How many ways can select 3 letters from 6 letters (6 letter each letter is duplicate)

combinationscombinatoricspermutations

[A,A,B,B,C,C]

So we have the above 6 letters and we need to create a combination of 3, such that each letter will appear once in the result, just for the sake of understanding i name first A as A1, second A as A2 similarly for B and C.

A1 B1 C1
A1 B1 C2 
A1 B2 C1
A1 B2 C2 

A2 B1 C1
A2 B1 C2 
A2 B2 C1
A2 B2 C2 

So in total there are 8 combinations,

I have two approaches to solve this,

Approach 1 :

We have three places => _ _ _

At First place out of 2'A we have a choice of selecting 1, So 2C1

and

At Second place out of 2'B we have a choice of selecting 1, So 2C1

and

At Third place out of 2'C we have a choice of selecting 1, So 2C1

So in total 2 * 2 * 2 = 8

Approach 2 :

Since we know the combination formula which is nCr = n!/r!(n - r)!

If we apply that 6!/3!3!

And since we know A,B and C are repeated twice we do like this : 6!/3!3!2!2!2!

My Question is why approach 2 is wrong ?

Best Answer

We wish to find how many different sets of the form $\{A, B, C\}$ we can form given two distinct $A$s, two distinct $B$s, and two distinct $C$s.

Since we have two choices for each of the three letters, there are indeed $2 \cdot 2 \cdot 2 = 8$ ways to form the set.

In a set, the order does not matter. For instance, $\{A, B, C\} = \{B, A, C\}$. In your second approach, you considered positions, so you were counting sequences rather than sets.
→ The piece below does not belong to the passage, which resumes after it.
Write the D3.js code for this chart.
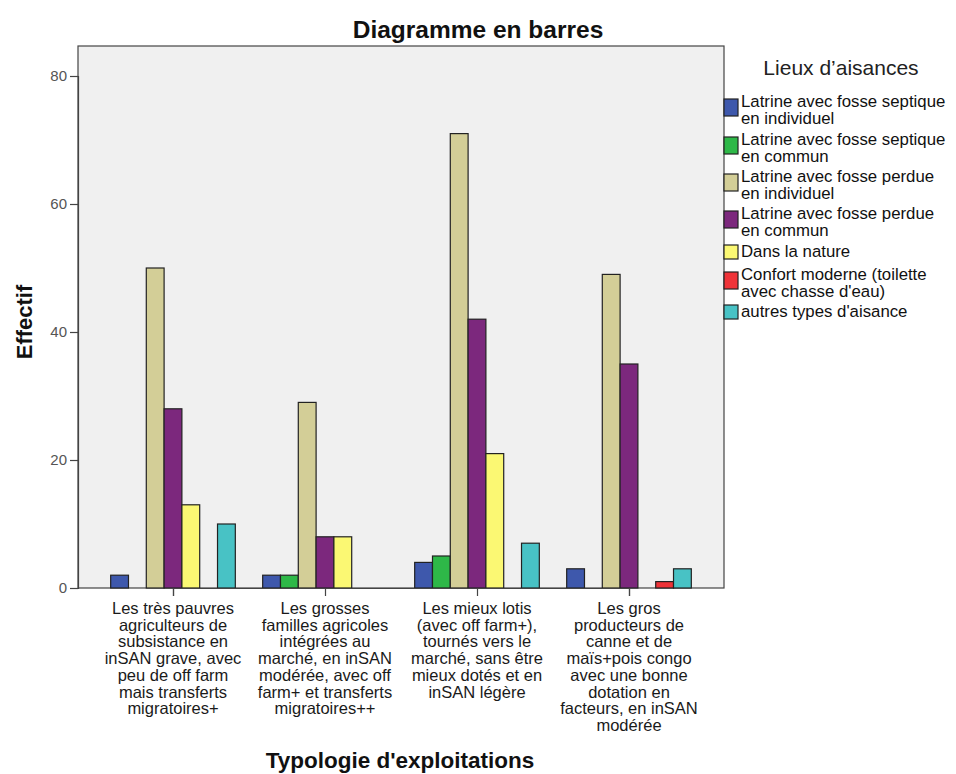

The expression $$\binom{6}{3} = \frac{6!}{3!3!}$$ is the number of ways we could obtain a sequence with three heads and three tails since choosing three of the six positions in the sequence for the heads completely determines the sequence since choosing positions of the three heads means the remaining positions must be filled with tails.
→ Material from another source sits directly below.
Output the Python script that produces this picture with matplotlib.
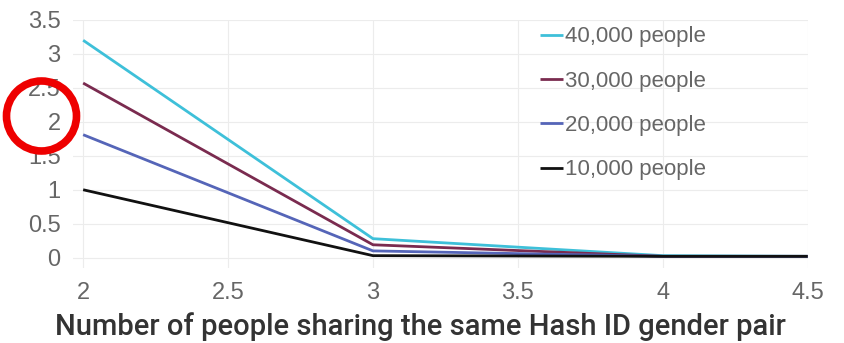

Similarly, the expression $$\binom{6}{2}\binom{4}{2}\binom{2}{2} = \frac{6!}{2!4!} \cdot \frac{4!}{2!2!} \cdot \frac{2!}{2!0!} = \frac{6!}{2!2!2!0!} = \frac{6!}{2!2!2!}$$ counts the number of sequences of length six with two indistinguishable $A$s, two indistinguishable $B$s, and two indistinguishable $C$s since we must select two of the six positions for the $A$s, two of the remaining four positions for the $B$s, and then must fill the remaining two positions with the $C$s.
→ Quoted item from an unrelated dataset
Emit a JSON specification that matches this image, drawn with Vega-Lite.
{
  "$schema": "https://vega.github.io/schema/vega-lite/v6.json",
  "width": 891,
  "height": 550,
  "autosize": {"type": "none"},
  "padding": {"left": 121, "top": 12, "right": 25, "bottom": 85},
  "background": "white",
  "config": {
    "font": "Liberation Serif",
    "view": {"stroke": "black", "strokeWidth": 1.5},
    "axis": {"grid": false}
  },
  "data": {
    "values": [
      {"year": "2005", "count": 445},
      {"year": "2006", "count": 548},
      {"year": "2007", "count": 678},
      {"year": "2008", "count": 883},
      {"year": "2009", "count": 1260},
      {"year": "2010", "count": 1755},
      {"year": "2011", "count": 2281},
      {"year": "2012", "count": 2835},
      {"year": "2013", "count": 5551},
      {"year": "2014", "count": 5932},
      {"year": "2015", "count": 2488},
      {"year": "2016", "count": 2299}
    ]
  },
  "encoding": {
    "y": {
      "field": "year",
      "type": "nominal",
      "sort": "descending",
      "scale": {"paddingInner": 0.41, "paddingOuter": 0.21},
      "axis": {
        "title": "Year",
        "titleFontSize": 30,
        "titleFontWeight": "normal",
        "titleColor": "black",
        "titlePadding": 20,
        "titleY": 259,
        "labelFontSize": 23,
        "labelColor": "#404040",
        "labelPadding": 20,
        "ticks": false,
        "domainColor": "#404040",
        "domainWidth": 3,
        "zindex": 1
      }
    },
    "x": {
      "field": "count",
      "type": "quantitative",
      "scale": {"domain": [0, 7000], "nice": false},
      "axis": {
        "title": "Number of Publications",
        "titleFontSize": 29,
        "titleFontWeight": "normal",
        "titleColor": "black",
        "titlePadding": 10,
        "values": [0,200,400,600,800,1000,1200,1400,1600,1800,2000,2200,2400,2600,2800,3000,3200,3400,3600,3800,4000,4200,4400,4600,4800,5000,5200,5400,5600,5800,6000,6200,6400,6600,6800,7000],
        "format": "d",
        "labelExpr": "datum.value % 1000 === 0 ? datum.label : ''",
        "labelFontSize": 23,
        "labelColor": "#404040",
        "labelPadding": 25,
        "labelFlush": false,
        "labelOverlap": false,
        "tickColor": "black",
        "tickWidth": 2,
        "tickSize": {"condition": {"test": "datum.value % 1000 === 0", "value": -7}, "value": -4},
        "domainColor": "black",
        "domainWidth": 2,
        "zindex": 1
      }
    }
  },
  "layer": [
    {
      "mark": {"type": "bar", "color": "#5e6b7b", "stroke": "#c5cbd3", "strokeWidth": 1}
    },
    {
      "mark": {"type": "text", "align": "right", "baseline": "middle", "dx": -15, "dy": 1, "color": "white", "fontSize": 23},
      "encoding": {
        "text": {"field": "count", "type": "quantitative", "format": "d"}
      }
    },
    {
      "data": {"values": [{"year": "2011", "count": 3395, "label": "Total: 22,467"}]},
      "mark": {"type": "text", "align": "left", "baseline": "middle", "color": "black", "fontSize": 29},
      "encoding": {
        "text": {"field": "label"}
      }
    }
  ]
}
It is not clear why you were using the combinations formula. The expression $$\binom{n}{k}$$ counts the number of subsets of $k$ elements which can be selected from a set of $n$ objects. In the expressions above, I chose subsets of positions in a sequence in which to place indistinguishable objects. However, your six objects are distinct.